We are dedicated in understanding how the brain directs learning and motivation to guide the pursuit of rewards, and how neural circuits that evolved to serve this adaptive function contribute to maladaptive behaviors and affective states in psychiatric disease
Research Questions
How are unconditioned and conditioned motivational states encoded and controlled?
How do environmental cues acquire motivational power over reward seeking?
How are individual differences in reward-related behaviors reflected in neural circuit activity patterns?
What neural changes underlie shifts from normal to exaggerated motivational states that contribute to addiction and related diseases?
Research Methods
We specialize in a variety of state-of-the-art techniques for mapping, controlling, and measuring the activity of neural circuits. These approaches are integrated with rodent behavior conditioning paradigms of natural (i.e., food) reward and drug seeking.

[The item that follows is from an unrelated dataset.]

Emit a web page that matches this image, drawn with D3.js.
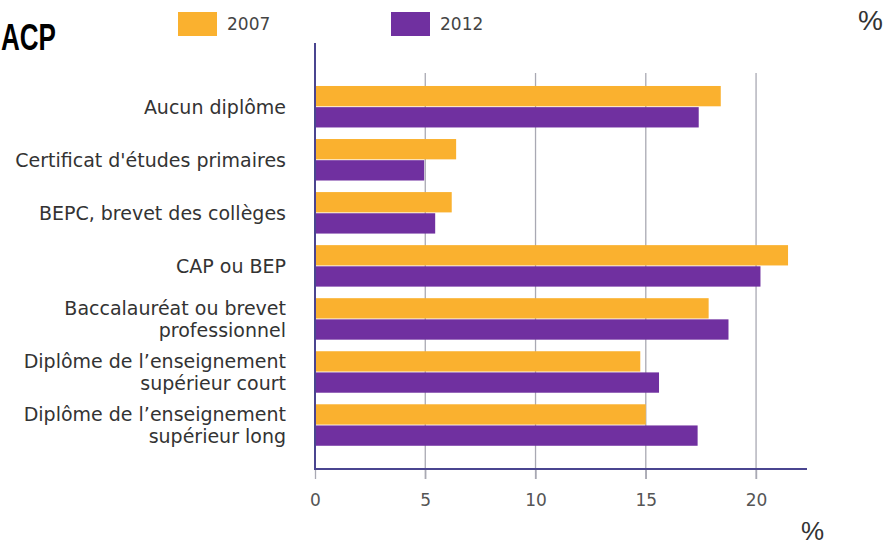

Optogenetics and other viral-mediated neural control approaches
Calcium imaging (single photon) and fiber photometry
Immunohistochemistry, viral-mediated circuit tracing, and related anatomical analyses
Intracranial drug delivery
Operant and Pavlovian behavioral conditioning procedures for food and intravenous drug rewards
Deep-learning based methods for behavioral quantification
Selected Current Projects
(Funded by grants from the National Institutes of Health and Brain and Behavior Research Foundation)
Dissecting functional heterogeneity of motivational signaling in the striatum
Dopamine neurons are critical for reward-related processes, but little is known about circuit-specific dopamine functions. In previous work, we found that distinct dopamine projections from the midbrain into the ventral or dorsal striatum conferred different motivational properties to Pavlovian cues. This resulted in divergent cue-evoked behavioral patterns, depending on which dopamine projections were engaged.
Future studies in the lab will follow up on these findings, by probing dopamine neuron signaling dynamics in discrete sub-compartments of the striatum during Pavlovian cue conditioning, and how these signals change over the course of learning.
Assessing mesocorticolimbic circuit control of drug seeking and relapse
Drug-associated cues serve a critical role in the maintenance of drug seeking, and contribute heavily to relapse. In previous work, we found that cocaine-associated cues acquire exaggerated motivational value during drug use, such that they can trigger relapse, even in the face of negative consequences. This process is partly controlled by dopamine signaling in the nucleus accumbens.
Future studies in the lab will follow up on this work to characterize the circuit-level control of these processes, focusing initially on the role of midbrain and prefrontal cortical inputs to the striatum.
Mapping neural ensemble dynamics of drug-induced behaviors
We know very little about how distinct groups of neurons encode and control drug-related behaviors. In current and future work, the lab will utilize miniature microscope calcium imaging methods to measure activity in defined neural circuits as animals experience drugs and drug-associated stimuli. Ultimately, the goal of these studies is to define a neural "code" the underlies maladaptive reward seeking in psychiatric diseases, like addiction.
Initial studies will focus on characterizing the drug response patterns of different classes of neurons in the midbrain.